Class Certification Not Suitable in Meal and Rest Break Classes.

Cacho v. Eurostar, Inc., 2019 WL 7180349 (Dec. 24, 2019)

Plaintiffs brought a class action that included meal and rest periods claims. Defendant contended its policies complied with the applicable wage order.

The two named plaintiffs worked at two retail stores (out of 69 total stores) yet failed to offer admissible witness testimony from any other employee (of a putative class of over 2,500 members). The judge also found deficiencies with Plaintiffs’ expert’s report as to meal periods. The trial court further found that Defendant’s policy in the 2007 handbook as to rest breaks was deficient but that Plaintiffs had failed to present any evidence that Defendant, which had corrected the deficiency in the 2013 handbook, had a companywide practice of denying rest breaks. The trial court denied class certification for lack of commonality or typicality.

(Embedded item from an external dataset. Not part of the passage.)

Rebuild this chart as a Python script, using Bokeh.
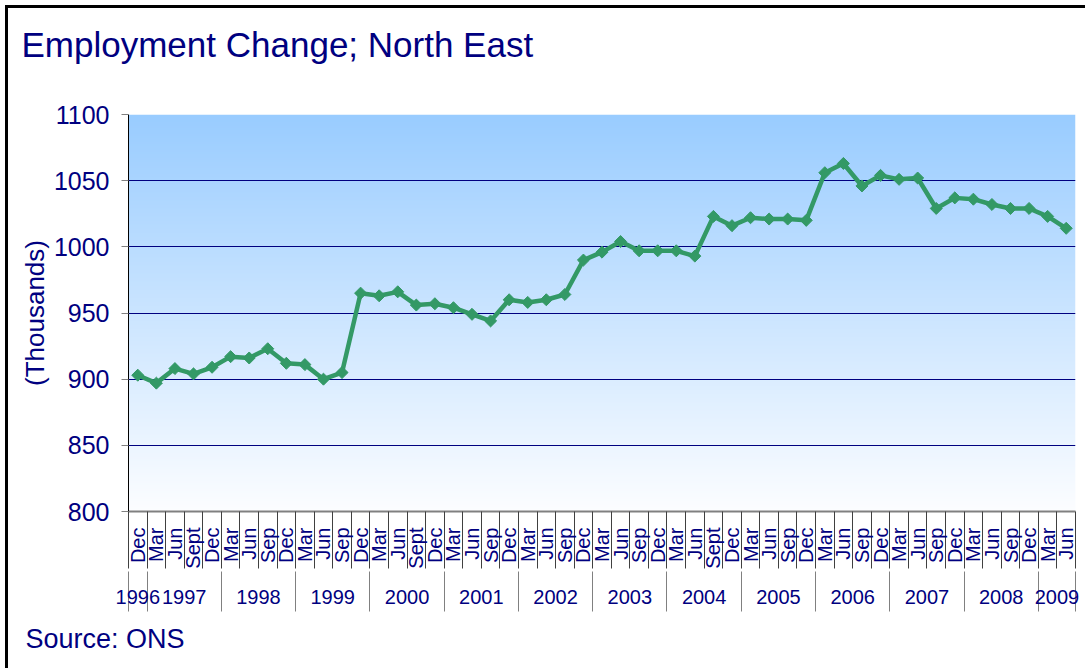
import numpy as np
from bokeh.plotting import figure
from bokeh.models import Range1d, LinearAxis, FixedTicker, Grid, Title
from bokeh.embed import file_html
from bokeh.resources import INLINE

# ---------------- data ----------------
months = ["Dec",
          "Mar", "Jun", "Sept", "Dec",
          "Mar", "Jun", "Sep", "Dec",
          "Mar", "Jun", "Sep", "Dec",
          "Mar", "Jun", "Sept", "Dec",
          "Mar", "Jun", "Sep", "Dec",
          "Mar", "Jun", "Sep", "Dec",
          "Mar", "Jun", "Sep", "Dec",
          "Mar", "Jun", "Sept", "Dec",
          "Mar", "Jun", "Sep", "Dec",
          "Mar", "Jun", "Sep", "Dec",
          "Mar", "Jun", "Sep", "Dec",
          "Mar", "Jun", "Sep", "Dec",
          "Mar", "Jun"]
years = (["1996"] + ["1997"] * 4 + ["1998"] * 4 + ["1999"] * 4 + ["2000"] * 4 +
         ["2001"] * 4 + ["2002"] * 4 + ["2003"] * 4 + ["2004"] * 4 + ["2005"] * 4 +
         ["2006"] * 4 + ["2007"] * 4 + ["2008"] * 4 + ["2009"] * 2)
values = [903,
          897, 908, 904, 909,
          917, 916, 923, 912,
          911, 900, 905, 965,
          963, 966, 956, 957,
          954, 949, 944, 960,
          958, 960, 964, 990,
          996, 1004, 997, 997,
          997, 993, 1023, 1016,
          1022, 1021, 1021, 1020,
          1056, 1063, 1046, 1054,
          1051, 1052, 1029, 1037,
          1036, 1032, 1029, 1029,
          1023, 1014]
y_ticks = [800, 850, 900, 950, 1000, 1050, 1100]

# ---------------- derived positions ----------------
n = len(values)
xs = list(range(n))
x_start, x_end = -0.5, n - 0.5
y_start, y_end = y_ticks[0], y_ticks[-1]

month_bounds = [i - 0.5 for i in range(n + 1)]
year_bounds = [-0.5] + [i - 0.5 for i in range(1, n) if years[i] != years[i - 1]] + [n - 0.5]
year_names = []
spans = []
for i, yr in enumerate(years):
    if not year_names or year_names[-1] != yr:
        year_names.append(yr)
        spans.append([i, i])
    else:
        spans[-1][1] = i
year_centers = [(a + b) / 2.0 for a, b in spans]

NAVY = "#000080"
FONT = "Liberation Sans"
GREEN = "#339966"

p = figure(width=1077, height=660, output_backend="svg", toolbar_location=None,
           x_range=Range1d(x_start, x_end), y_range=Range1d(y_start, y_end),
           x_axis_type=None, y_axis_type=None,
           min_border_left=120, min_border_right=10, min_border_top=106,
           min_border_bottom=157,
           background_fill_color="white", border_fill_color="white",
           outline_line_color=None)
p.styles = {"margin-left": "8px", "margin-top": "8px",
            "outline": "3px solid black"}

# gradient background of the plot area
rows = 400
top = np.array([153, 204, 255], dtype=float)
bot = np.array([252, 253, 255], dtype=float)
img = np.empty((rows, 1), dtype=np.uint32)
view = img.view(dtype=np.uint8).reshape((rows, 1, 4))
for r in range(rows):
    t = r / (rows - 1)
    c = bot + (top - bot) * t
    view[r, 0, 0] = int(round(c[0]))
    view[r, 0, 1] = int(round(c[1]))
    view[r, 0, 2] = int(round(c[2]))
    view[r, 0, 3] = 255
p.image_rgba(image=[img], x=x_start, y=y_start, dw=x_end - x_start,
             dh=y_end - y_start, level="image")

# y axis
yaxis = LinearAxis(ticker=FixedTicker(ticks=y_ticks), axis_label="(Thousands)")
yaxis.major_label_text_font = FONT
yaxis.major_label_text_font_size = "25px"
yaxis.major_label_text_color = NAVY
yaxis.major_label_standoff = 12
yaxis.axis_label_text_font = FONT
yaxis.axis_label_text_font_size = "26px"
yaxis.axis_label_text_font_style = "normal"
yaxis.axis_label_text_color = NAVY
yaxis.axis_label_standoff = 1
yaxis.major_tick_out = 7
yaxis.major_tick_in = 0
yaxis.major_tick_line_color = "#808080"
yaxis.minor_tick_line_color = None
yaxis.axis_line_color = "black"
p.add_layout(yaxis, "left")

p.add_layout(Grid(dimension=1, ticker=yaxis.ticker, grid_line_color=NAVY,
                  grid_line_width=1))

# month axis
maxis = LinearAxis(ticker=FixedTicker(ticks=xs, minor_ticks=month_bounds),
                   major_label_overrides={i: m for i, m in zip(xs, months)})
maxis.major_label_orientation = np.pi / 2
maxis.major_label_text_font = FONT
maxis.major_label_text_font_size = "20px"
maxis.major_label_text_color = NAVY
maxis.major_label_standoff = -41
maxis.major_tick_line_color = None
maxis.major_tick_out = 0
maxis.major_tick_in = 0
maxis.minor_tick_out = 57
maxis.minor_tick_in = 0
maxis.minor_tick_line_color = "#404040"
maxis.axis_line_color = "#808080"
maxis.axis_line_width = 2
p.add_layout(maxis, "below")

# year axis
yraxis = LinearAxis(ticker=FixedTicker(ticks=year_centers, minor_ticks=year_bounds),
                    major_label_overrides={c: yn for c, yn in zip(year_centers, year_names)})
yraxis.major_label_text_font = FONT
yraxis.major_label_text_font_size = "20px"
yraxis.major_label_text_color = NAVY
yraxis.major_label_standoff = -22
yraxis.major_tick_line_color = None
yraxis.major_tick_out = 0
yraxis.major_tick_in = 0
yraxis.minor_tick_out = 40
yraxis.minor_tick_in = 0
yraxis.minor_tick_line_color = "#808080"
yraxis.axis_line_color = None
p.add_layout(yraxis, "below")

# spacer between plot frame and title (invisible tick, blank label)
spacer = LinearAxis(ticker=FixedTicker(ticks=[xs[0]]), axis_line_color=None,
                    major_tick_line_color=None, minor_tick_line_color=None,
                    major_tick_out=47, major_tick_in=0, minor_tick_out=0,
                    major_label_standoff=0, major_label_text_font_size="1px",
                    major_label_overrides={xs[0]: " "})
p.add_layout(spacer, "above")

# series
p.line(xs, values, line_color=GREEN, line_width=4.5)
p.scatter(xs, values, marker="square", angle=np.pi / 4, size=8.5,
          fill_color=GREEN, line_color=GREEN)

# title
p.title.text = "Employment Change; North East"
p.title.text_font = FONT
p.title.text_font_size = "35px"
p.title.text_font_style = "normal"
p.title.text_color = NAVY
p.title.align = "left"
p.title.offset = -107
p.title.standoff = 0

src = Title(text="Source: ONS", align="left", offset=-103, text_font=FONT,
            text_font_size="27px", text_font_style="normal", text_color=NAVY,
            standoff=30)
p.add_layout(src, "below")

open("out.html", "w").write(file_html(p, INLINE))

The Court of Appeal affirmed the decision, finding that Plaintiffs had failed to meet their burden and that individual issues predominated. Further, the trial court had correctly identified six separate bases for finding Plaintiffs’ claims were not typical, including: (1) the anecdotal nature of the evidence; (2) the failure to produce more than a single non-plaintiff declaration (which was stricken after the declarant repeatedly failed to appear for deposition); (3) a failure to establish other class members were affected by the policies and practices at issue; (4) most of the alleged misconduct occurred in only two stores; (5) one plaintiff complained of policies that the other (management) plaintiff was in charge of enforcing; and (6) the non-managerial plaintiff had been disciplined for failure to comply with company policies, including timekeeping.

[i] See S.G. Borello & Sons, Inc. v. Dept. of Indus. Relations (1989) 48 Cal.3d 341.

[ii] See 29 C.F.R. §541.108(a).

[iii] Naranjo v. Spectrum Sec. Servs., Inc. (2019) 40 Cal.App.5th 444, 478.